What to work on: Repeat the whole of the data, keeping every detail the same.

--- START Supplied information ---

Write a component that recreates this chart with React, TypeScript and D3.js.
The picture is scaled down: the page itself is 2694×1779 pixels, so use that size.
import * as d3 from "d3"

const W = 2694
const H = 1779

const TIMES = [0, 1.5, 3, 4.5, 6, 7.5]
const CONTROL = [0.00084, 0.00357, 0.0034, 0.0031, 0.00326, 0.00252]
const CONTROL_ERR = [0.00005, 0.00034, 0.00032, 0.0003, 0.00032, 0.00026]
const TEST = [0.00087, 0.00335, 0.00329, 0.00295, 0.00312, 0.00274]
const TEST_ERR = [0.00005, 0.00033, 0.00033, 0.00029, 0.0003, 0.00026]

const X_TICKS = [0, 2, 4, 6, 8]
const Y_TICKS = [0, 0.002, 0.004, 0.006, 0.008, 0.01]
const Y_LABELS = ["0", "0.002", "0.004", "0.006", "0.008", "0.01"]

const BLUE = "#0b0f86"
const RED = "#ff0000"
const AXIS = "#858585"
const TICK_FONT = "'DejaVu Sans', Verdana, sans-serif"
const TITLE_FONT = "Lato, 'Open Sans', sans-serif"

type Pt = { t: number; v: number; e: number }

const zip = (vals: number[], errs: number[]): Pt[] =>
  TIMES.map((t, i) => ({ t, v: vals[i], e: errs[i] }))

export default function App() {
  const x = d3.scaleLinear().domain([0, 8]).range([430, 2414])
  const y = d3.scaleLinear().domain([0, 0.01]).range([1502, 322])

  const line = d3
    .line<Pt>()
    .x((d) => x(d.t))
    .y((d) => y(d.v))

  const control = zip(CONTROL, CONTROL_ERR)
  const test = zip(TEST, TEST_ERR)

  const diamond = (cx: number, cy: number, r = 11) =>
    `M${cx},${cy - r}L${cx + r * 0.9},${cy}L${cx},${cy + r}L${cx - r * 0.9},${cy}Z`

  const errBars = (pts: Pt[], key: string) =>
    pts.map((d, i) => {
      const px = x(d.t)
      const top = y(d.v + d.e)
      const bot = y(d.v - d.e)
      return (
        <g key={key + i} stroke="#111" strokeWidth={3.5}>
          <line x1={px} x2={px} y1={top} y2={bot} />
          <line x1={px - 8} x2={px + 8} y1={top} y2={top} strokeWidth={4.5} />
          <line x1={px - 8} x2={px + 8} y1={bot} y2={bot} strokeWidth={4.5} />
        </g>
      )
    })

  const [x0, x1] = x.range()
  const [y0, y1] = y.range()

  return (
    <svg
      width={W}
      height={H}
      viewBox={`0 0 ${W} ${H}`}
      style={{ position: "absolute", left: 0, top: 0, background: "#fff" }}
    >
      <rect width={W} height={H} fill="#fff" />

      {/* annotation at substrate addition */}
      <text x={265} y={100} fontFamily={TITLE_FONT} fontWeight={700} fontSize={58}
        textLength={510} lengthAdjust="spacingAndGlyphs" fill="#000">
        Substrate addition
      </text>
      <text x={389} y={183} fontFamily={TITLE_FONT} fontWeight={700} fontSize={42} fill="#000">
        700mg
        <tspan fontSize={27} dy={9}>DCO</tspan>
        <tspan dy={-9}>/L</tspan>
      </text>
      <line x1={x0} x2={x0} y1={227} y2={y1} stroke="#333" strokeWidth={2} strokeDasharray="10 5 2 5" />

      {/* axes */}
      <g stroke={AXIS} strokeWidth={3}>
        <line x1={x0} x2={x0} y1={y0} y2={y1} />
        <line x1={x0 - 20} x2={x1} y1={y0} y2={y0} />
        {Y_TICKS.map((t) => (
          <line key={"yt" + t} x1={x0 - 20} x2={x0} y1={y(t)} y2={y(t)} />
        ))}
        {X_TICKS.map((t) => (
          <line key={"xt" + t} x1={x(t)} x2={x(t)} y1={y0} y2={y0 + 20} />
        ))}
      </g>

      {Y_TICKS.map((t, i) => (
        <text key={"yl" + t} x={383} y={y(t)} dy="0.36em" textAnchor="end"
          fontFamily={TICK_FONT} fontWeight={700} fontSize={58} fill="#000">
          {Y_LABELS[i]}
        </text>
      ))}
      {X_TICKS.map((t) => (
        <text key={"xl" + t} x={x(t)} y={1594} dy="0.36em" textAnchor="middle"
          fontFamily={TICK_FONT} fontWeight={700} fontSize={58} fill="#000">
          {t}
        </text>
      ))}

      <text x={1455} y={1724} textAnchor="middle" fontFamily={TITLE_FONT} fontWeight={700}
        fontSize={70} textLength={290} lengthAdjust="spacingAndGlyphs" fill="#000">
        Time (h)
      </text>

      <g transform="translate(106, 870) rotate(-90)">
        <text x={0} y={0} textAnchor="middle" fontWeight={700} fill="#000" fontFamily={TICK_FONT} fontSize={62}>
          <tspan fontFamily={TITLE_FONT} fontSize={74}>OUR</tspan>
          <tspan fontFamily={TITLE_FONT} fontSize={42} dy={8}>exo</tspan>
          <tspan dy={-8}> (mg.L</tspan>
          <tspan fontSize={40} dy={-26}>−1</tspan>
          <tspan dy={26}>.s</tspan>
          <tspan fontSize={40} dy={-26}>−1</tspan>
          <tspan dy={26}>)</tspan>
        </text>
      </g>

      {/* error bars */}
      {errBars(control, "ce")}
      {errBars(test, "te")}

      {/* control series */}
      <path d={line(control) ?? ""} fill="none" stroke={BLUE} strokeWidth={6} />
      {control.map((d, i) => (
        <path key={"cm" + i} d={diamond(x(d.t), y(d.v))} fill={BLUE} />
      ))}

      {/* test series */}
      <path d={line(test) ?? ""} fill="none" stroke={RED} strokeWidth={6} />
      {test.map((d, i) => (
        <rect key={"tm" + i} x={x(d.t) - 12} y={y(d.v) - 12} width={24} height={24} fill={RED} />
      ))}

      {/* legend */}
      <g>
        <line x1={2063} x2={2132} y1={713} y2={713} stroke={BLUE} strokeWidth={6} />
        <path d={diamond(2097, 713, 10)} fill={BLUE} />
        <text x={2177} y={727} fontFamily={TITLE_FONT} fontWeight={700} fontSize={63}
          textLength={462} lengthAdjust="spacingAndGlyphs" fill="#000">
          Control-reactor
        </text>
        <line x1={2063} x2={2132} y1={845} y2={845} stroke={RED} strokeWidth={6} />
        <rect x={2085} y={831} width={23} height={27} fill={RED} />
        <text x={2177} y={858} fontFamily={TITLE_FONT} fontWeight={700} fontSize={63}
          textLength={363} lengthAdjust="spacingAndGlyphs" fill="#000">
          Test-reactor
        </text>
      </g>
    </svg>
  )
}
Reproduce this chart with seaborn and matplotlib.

--- END Supplied information ---

Complete answer:
Write a component that recreates this chart with React, TypeScript and D3.js.
The picture is scaled down: the page itself is 2694×1779 pixels, so use that size.
import * as d3 from "d3"

const W = 2694
const H = 1779

const TIMES = [0, 1.5, 3, 4.5, 6, 7.5]
const CONTROL = [0.00084, 0.00357, 0.0034, 0.0031, 0.00326, 0.00252]
const CONTROL_ERR = [0.00005, 0.00034, 0.00032, 0.0003, 0.00032, 0.00026]
const TEST = [0.00087, 0.00335, 0.00329, 0.00295, 0.00312, 0.00274]
const TEST_ERR = [0.00005, 0.00033, 0.00033, 0.00029, 0.0003, 0.00026]

const X_TICKS = [0, 2, 4, 6, 8]
const Y_TICKS = [0, 0.002, 0.004, 0.006, 0.008, 0.01]
const Y_LABELS = ["0", "0.002", "0.004", "0.006", "0.008", "0.01"]

const BLUE = "#0b0f86"
const RED = "#ff0000"
const AXIS = "#858585"
const TICK_FONT = "'DejaVu Sans', Verdana, sans-serif"
const TITLE_FONT = "Lato, 'Open Sans', sans-serif"

type Pt = { t: number; v: number; e: number }

const zip = (vals: number[], errs: number[]): Pt[] =>
  TIMES.map((t, i) => ({ t, v: vals[i], e: errs[i] }))

export default function App() {
  const x = d3.scaleLinear().domain([0, 8]).range([430, 2414])
  const y = d3.scaleLinear().domain([0, 0.01]).range([1502, 322])

  const line = d3
    .line<Pt>()
    .x((d) => x(d.t))
    .y((d) => y(d.v))

  const control = zip(CONTROL, CONTROL_ERR)
  const test = zip(TEST, TEST_ERR)

  const diamond = (cx: number, cy: number, r = 11) =>
    `M${cx},${cy - r}L${cx + r * 0.9},${cy}L${cx},${cy + r}L${cx - r * 0.9},${cy}Z`

  const errBars = (pts: Pt[], key: string) =>
    pts.map((d, i) => {
      const px = x(d.t)
      const top = y(d.v + d.e)
      const bot = y(d.v - d.e)
      return (
        <g key={key + i} stroke="#111" strokeWidth={3.5}>
          <line x1={px} x2={px} y1={top} y2={bot} />
          <line x1={px - 8} x2={px + 8} y1={top} y2={top} strokeWidth={4.5} />
          <line x1={px - 8} x2={px + 8} y1={bot} y2={bot} strokeWidth={4.5} />
        </g>
      )
    })

  const [x0, x1] = x.range()
  const [y0, y1] = y.range()

  return (
    <svg
      width={W}
      height={H}
      viewBox={`0 0 ${W} ${H}`}
      style={{ position: "absolute", left: 0, top: 0, background: "#fff" }}
    >
      <rect width={W} height={H} fill="#fff" />

      {/* annotation at substrate addition */}
      <text x={265} y={100} fontFamily={TITLE_FONT} fontWeight={700} fontSize={58}
        textLength={510} lengthAdjust="spacingAndGlyphs" fill="#000">
        Substrate addition
      </text>
      <text x={389} y={183} fontFamily={TITLE_FONT} fontWeight={700} fontSize={42} fill="#000">
        700mg
        <tspan fontSize={27} dy={9}>DCO</tspan>
        <tspan dy={-9}>/L</tspan>
      </text>
      <line x1={x0} x2={x0} y1={227} y2={y1} stroke="#333" strokeWidth={2} strokeDasharray="10 5 2 5" />

      {/* axes */}
      <g stroke={AXIS} strokeWidth={3}>
        <line x1={x0} x2={x0} y1={y0} y2={y1} />
        <line x1={x0 - 20} x2={x1} y1={y0} y2={y0} />
        {Y_TICKS.map((t) => (
          <line key={"yt" + t} x1={x0 - 20} x2={x0} y1={y(t)} y2={y(t)} />
        ))}
        {X_TICKS.map((t) => (
          <line key={"xt" + t} x1={x(t)} x2={x(t)} y1={y0} y2={y0 + 20} />
        ))}
      </g>

      {Y_TICKS.map((t, i) => (
        <text key={"yl" + t} x={383} y={y(t)} dy="0.36em" textAnchor="end"
          fontFamily={TICK_FONT} fontWeight={700} fontSize={58} fill="#000">
          {Y_LABELS[i]}
        </text>
      ))}
      {X_TICKS.map((t) => (
        <text key={"xl" + t} x={x(t)} y={1594} dy="0.36em" textAnchor="middle"
          fontFamily={TICK_FONT} fontWeight={700} fontSize={58} fill="#000">
          {t}
        </text>
      ))}

      <text x={1455} y={1724} textAnchor="middle" fontFamily={TITLE_FONT} fontWeight={700}
        fontSize={70} textLength={290} lengthAdjust="spacingAndGlyphs" fill="#000">
        Time (h)
      </text>

      <g transform="translate(106, 870) rotate(-90)">
        <text x={0} y={0} textAnchor="middle" fontWeight={700} fill="#000" fontFamily={TICK_FONT} fontSize={62}>
          <tspan fontFamily={TITLE_FONT} fontSize={74}>OUR</tspan>
          <tspan fontFamily={TITLE_FONT} fontSize={42} dy={8}>exo</tspan>
          <tspan dy={-8}> (mg.L</tspan>
          <tspan fontSize={40} dy={-26}>−1</tspan>
          <tspan dy={26}>.s</tspan>
          <tspan fontSize={40} dy={-26}>−1</tspan>
          <tspan dy={26}>)</tspan>
        </text>
      </g>

      {/* error bars */}
      {errBars(control, "ce")}
      {errBars(test, "te")}

      {/* control series */}
      <path d={line(control) ?? ""} fill="none" stroke={BLUE} strokeWidth={6} />
      {control.map((d, i) => (
        <path key={"cm" + i} d={diamond(x(d.t), y(d.v))} fill={BLUE} />
      ))}

      {/* test series */}
      <path d={line(test) ?? ""} fill="none" stroke={RED} strokeWidth={6} />
      {test.map((d, i) => (
        <rect key={"tm" + i} x={x(d.t) - 12} y={y(d.v) - 12} width={24} height={24} fill={RED} />
      ))}

      {/* legend */}
      <g>
        <line x1={2063} x2={2132} y1={713} y2={713} stroke={BLUE} strokeWidth={6} />
        <path d={diamond(2097, 713, 10)} fill={BLUE} />
        <text x={2177} y={727} fontFamily={TITLE_FONT} fontWeight={700} fontSize={63}
          textLength={462} lengthAdjust="spacingAndGlyphs" fill="#000">
          Control-reactor
        </text>
        <line x1={2063} x2={2132} y1={845} y2={845} stroke={RED} strokeWidth={6} />
        <rect x={2085} y={831} width={23} height={27} fill={RED} />
        <text x={2177} y={858} fontFamily={TITLE_FONT} fontWeight={700} fontSize={63}
          textLength={363} lengthAdjust="spacingAndGlyphs" fill="#000">
          Test-reactor
        </text>
      </g>
    </svg>
  )
}
Reproduce this chart with seaborn and matplotlib.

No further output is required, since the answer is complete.